## GIVEN RECORDS:
-- Start --
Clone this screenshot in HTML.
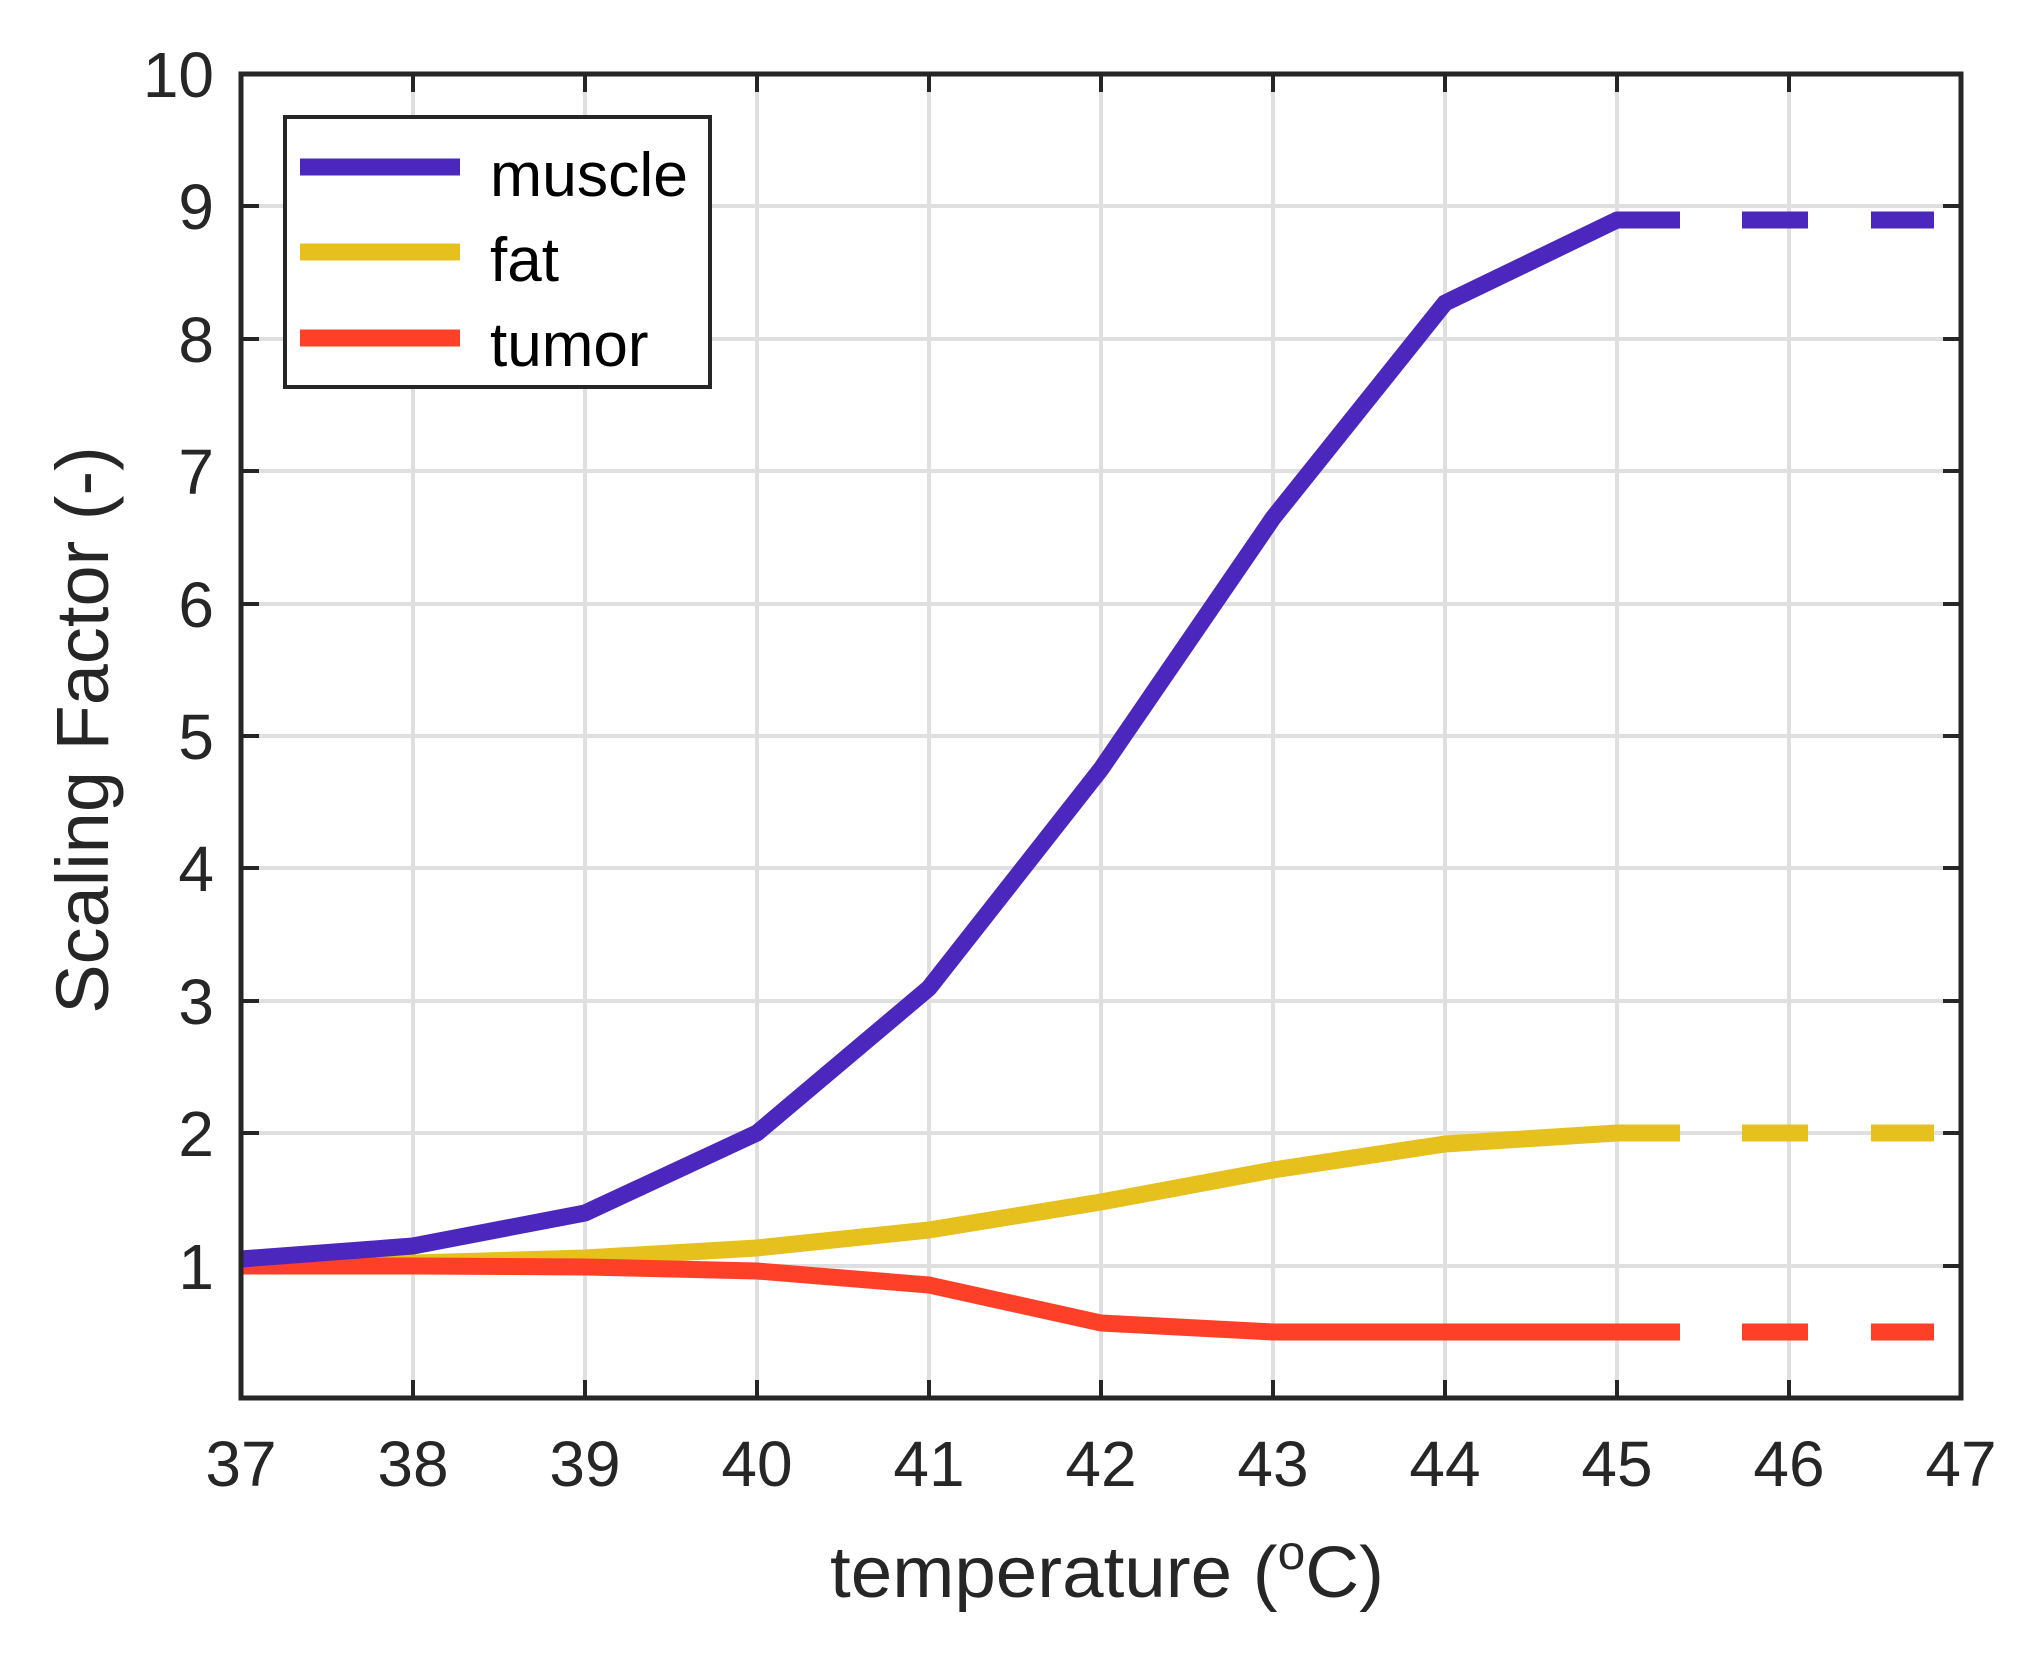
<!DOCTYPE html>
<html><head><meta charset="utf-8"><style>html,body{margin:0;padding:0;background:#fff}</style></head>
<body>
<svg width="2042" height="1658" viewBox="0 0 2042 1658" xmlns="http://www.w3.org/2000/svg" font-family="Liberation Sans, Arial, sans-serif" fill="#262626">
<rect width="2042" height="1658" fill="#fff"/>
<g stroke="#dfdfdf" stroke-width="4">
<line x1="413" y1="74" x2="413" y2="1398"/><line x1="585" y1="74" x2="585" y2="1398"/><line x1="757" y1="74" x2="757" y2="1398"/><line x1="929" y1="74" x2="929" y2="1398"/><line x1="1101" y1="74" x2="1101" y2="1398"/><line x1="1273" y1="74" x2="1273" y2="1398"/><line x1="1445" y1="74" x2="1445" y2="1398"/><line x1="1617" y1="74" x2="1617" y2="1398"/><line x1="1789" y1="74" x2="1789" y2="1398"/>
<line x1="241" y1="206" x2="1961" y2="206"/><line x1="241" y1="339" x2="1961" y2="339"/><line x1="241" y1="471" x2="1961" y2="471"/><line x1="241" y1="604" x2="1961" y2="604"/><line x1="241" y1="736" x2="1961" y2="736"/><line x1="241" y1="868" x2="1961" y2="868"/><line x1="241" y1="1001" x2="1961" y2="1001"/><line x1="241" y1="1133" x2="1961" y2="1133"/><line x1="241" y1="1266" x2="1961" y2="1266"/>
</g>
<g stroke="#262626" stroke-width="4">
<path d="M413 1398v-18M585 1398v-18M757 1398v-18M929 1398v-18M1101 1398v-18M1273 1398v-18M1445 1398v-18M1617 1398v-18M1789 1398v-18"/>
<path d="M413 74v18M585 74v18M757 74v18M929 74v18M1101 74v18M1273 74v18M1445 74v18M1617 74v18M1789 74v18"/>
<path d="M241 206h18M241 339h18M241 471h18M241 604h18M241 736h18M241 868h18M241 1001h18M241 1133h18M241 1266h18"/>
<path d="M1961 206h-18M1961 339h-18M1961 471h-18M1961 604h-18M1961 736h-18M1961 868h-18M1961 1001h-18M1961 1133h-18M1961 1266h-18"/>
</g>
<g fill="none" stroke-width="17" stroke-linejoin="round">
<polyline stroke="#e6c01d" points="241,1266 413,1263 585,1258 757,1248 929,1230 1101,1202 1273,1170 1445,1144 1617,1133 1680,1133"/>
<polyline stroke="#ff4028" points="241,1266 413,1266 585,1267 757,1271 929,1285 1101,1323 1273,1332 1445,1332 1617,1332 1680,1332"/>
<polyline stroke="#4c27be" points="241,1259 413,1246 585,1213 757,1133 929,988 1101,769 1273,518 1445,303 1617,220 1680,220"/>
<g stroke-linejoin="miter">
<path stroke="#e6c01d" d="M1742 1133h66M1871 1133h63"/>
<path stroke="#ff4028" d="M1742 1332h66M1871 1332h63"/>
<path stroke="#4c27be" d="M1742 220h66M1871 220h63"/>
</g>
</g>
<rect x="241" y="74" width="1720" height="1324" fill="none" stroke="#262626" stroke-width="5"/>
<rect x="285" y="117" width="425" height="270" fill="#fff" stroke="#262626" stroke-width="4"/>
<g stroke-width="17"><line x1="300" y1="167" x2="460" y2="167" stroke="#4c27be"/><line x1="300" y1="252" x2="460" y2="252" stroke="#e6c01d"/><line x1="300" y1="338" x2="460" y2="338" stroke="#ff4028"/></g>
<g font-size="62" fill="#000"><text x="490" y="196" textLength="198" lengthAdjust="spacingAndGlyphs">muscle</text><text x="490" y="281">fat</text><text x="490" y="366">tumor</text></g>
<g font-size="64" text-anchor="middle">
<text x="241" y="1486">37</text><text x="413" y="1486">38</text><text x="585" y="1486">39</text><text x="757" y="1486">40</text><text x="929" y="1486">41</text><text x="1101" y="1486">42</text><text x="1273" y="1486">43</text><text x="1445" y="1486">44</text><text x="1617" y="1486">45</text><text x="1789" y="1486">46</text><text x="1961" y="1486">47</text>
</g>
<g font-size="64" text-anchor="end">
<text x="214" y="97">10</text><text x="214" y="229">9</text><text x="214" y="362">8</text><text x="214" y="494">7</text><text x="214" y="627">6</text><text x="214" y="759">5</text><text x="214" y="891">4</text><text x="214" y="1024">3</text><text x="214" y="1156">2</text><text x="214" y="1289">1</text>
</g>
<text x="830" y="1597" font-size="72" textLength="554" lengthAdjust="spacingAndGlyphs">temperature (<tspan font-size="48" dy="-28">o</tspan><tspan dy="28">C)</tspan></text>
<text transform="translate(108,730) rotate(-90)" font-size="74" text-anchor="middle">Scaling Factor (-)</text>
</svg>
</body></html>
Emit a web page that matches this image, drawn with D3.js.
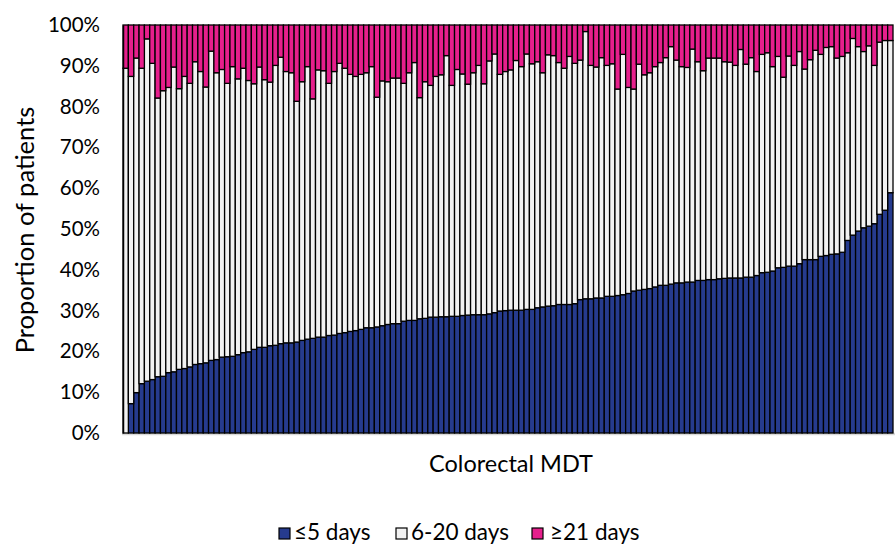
-- End --
Without the pictures, write out the whole listing above exactly as it appears.

## FINAL RESULT:
Clone this screenshot in HTML.
<!DOCTYPE html>
<html><head><meta charset="utf-8"><style>html,body{margin:0;padding:0;background:#fff}</style></head>
<body>
<svg width="2042" height="1658" viewBox="0 0 2042 1658" xmlns="http://www.w3.org/2000/svg" font-family="Liberation Sans, Arial, sans-serif" fill="#262626">
<rect width="2042" height="1658" fill="#fff"/>
<g stroke="#dfdfdf" stroke-width="4">
<line x1="413" y1="74" x2="413" y2="1398"/><line x1="585" y1="74" x2="585" y2="1398"/><line x1="757" y1="74" x2="757" y2="1398"/><line x1="929" y1="74" x2="929" y2="1398"/><line x1="1101" y1="74" x2="1101" y2="1398"/><line x1="1273" y1="74" x2="1273" y2="1398"/><line x1="1445" y1="74" x2="1445" y2="1398"/><line x1="1617" y1="74" x2="1617" y2="1398"/><line x1="1789" y1="74" x2="1789" y2="1398"/>
<line x1="241" y1="206" x2="1961" y2="206"/><line x1="241" y1="339" x2="1961" y2="339"/><line x1="241" y1="471" x2="1961" y2="471"/><line x1="241" y1="604" x2="1961" y2="604"/><line x1="241" y1="736" x2="1961" y2="736"/><line x1="241" y1="868" x2="1961" y2="868"/><line x1="241" y1="1001" x2="1961" y2="1001"/><line x1="241" y1="1133" x2="1961" y2="1133"/><line x1="241" y1="1266" x2="1961" y2="1266"/>
</g>
<g stroke="#262626" stroke-width="4">
<path d="M413 1398v-18M585 1398v-18M757 1398v-18M929 1398v-18M1101 1398v-18M1273 1398v-18M1445 1398v-18M1617 1398v-18M1789 1398v-18"/>
<path d="M413 74v18M585 74v18M757 74v18M929 74v18M1101 74v18M1273 74v18M1445 74v18M1617 74v18M1789 74v18"/>
<path d="M241 206h18M241 339h18M241 471h18M241 604h18M241 736h18M241 868h18M241 1001h18M241 1133h18M241 1266h18"/>
<path d="M1961 206h-18M1961 339h-18M1961 471h-18M1961 604h-18M1961 736h-18M1961 868h-18M1961 1001h-18M1961 1133h-18M1961 1266h-18"/>
</g>
<g fill="none" stroke-width="17" stroke-linejoin="round">
<polyline stroke="#e6c01d" points="241,1266 413,1263 585,1258 757,1248 929,1230 1101,1202 1273,1170 1445,1144 1617,1133 1680,1133"/>
<polyline stroke="#ff4028" points="241,1266 413,1266 585,1267 757,1271 929,1285 1101,1323 1273,1332 1445,1332 1617,1332 1680,1332"/>
<polyline stroke="#4c27be" points="241,1259 413,1246 585,1213 757,1133 929,988 1101,769 1273,518 1445,303 1617,220 1680,220"/>
<g stroke-linejoin="miter">
<path stroke="#e6c01d" d="M1742 1133h66M1871 1133h63"/>
<path stroke="#ff4028" d="M1742 1332h66M1871 1332h63"/>
<path stroke="#4c27be" d="M1742 220h66M1871 220h63"/>
</g>
</g>
<rect x="241" y="74" width="1720" height="1324" fill="none" stroke="#262626" stroke-width="5"/>
<rect x="285" y="117" width="425" height="270" fill="#fff" stroke="#262626" stroke-width="4"/>
<g stroke-width="17"><line x1="300" y1="167" x2="460" y2="167" stroke="#4c27be"/><line x1="300" y1="252" x2="460" y2="252" stroke="#e6c01d"/><line x1="300" y1="338" x2="460" y2="338" stroke="#ff4028"/></g>
<g font-size="62" fill="#000"><text x="490" y="196" textLength="198" lengthAdjust="spacingAndGlyphs">muscle</text><text x="490" y="281">fat</text><text x="490" y="366">tumor</text></g>
<g font-size="64" text-anchor="middle">
<text x="241" y="1486">37</text><text x="413" y="1486">38</text><text x="585" y="1486">39</text><text x="757" y="1486">40</text><text x="929" y="1486">41</text><text x="1101" y="1486">42</text><text x="1273" y="1486">43</text><text x="1445" y="1486">44</text><text x="1617" y="1486">45</text><text x="1789" y="1486">46</text><text x="1961" y="1486">47</text>
</g>
<g font-size="64" text-anchor="end">
<text x="214" y="97">10</text><text x="214" y="229">9</text><text x="214" y="362">8</text><text x="214" y="494">7</text><text x="214" y="627">6</text><text x="214" y="759">5</text><text x="214" y="891">4</text><text x="214" y="1024">3</text><text x="214" y="1156">2</text><text x="214" y="1289">1</text>
</g>
<text x="830" y="1597" font-size="72" textLength="554" lengthAdjust="spacingAndGlyphs">temperature (<tspan font-size="48" dy="-28">o</tspan><tspan dy="28">C)</tspan></text>
<text transform="translate(108,730) rotate(-90)" font-size="74" text-anchor="middle">Scaling Factor (-)</text>
</svg>
</body></html>
Emit a web page that matches this image, drawn with D3.js.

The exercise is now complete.